NEW BEDFORD -- A state investigation into how Home Depot Inc. was awarded city-owned land has concluded the deal was fixed so a former city solicitor could broker the development.

''I find overwhelming evidence that this procurement was a sham process designed to reward a faithful political ally of the previous administration, and not to serve the best interests of the city of New Bedford," Inspector General Gregory W. Sullivan wrote in a report released yesterday. The Standard-Times of New Bedford reported the findings yesterday.

The current mayor, Scott W. Lang, had asked the inspector general to investigate the Home Depot deal last fall.

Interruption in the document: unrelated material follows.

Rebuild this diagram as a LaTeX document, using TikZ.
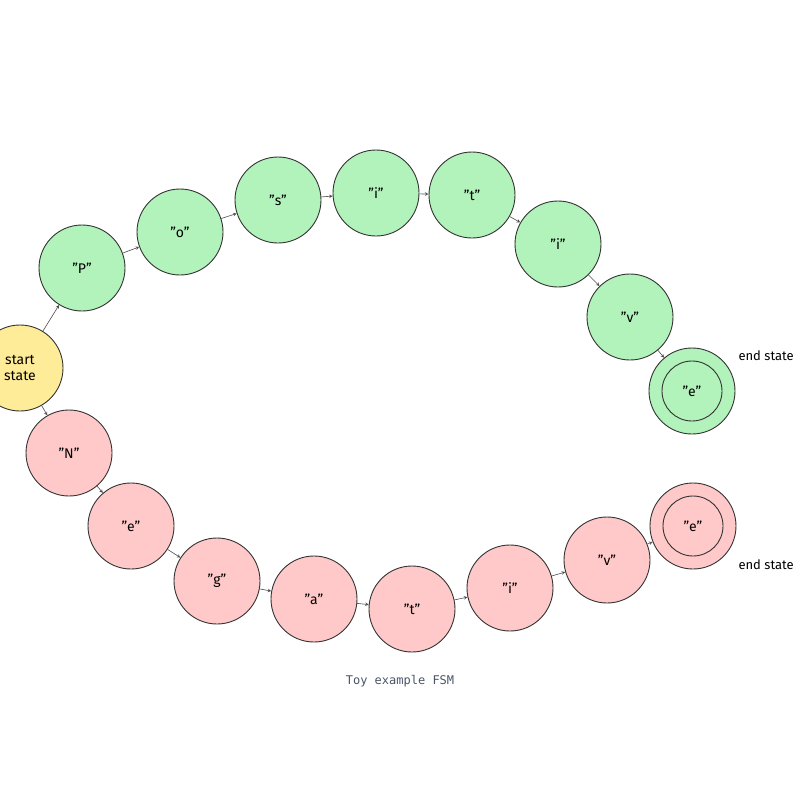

The IG concluded that the administration of former mayor Frederick Kalisz was responsible for swinging the deal to former city solicitor George Leontire's company. Leontire, a childhood friend and political adviser to Kalisz, was city solicitor from 1998 to 2002.

Whelan Associates, a Dartmouth real estate company in which Leontire is a partner, was set to be paid $500,000 for brokering the Home Depot deal.

Sullivan has not indicated whether he will refer the case to the state attorney general's office for possible prosecution.

''There are some serious allegations raised in the inspector general's report," a spokeswoman for Attorney General Thomas F. Reilly said yesterday. ''As with all reports of this nature from the IG, we will review it carefully to determine whether any further action is appropriate by this office."

Leontire told the Standard-Times that one problem with the inspector general's characterization is the perception that the Fairhaven Mills parcel was extremely valuable before he and Whelan Associates put together this deal.

''It's being spun as if this was some extraordinarily valuable piece of land that was being provided for me. I think it was me and my company that brought value to that project, and not the other way around."

Leontire also said that the $500,000 was intended for a scholarship fund for New Bedford public school students.

Kalisz, the former mayor, told the newspaper he had not seen the IG's report, but he said, ''I have the utmost confidence in Matt's integrity, and the job he did for me."

Home Depot now will not obtain the property under the Kalisz administration's arrangement, but the company could apply again, the current mayor said.

Home Depot said in a statement it is reviewing the inspector general's report.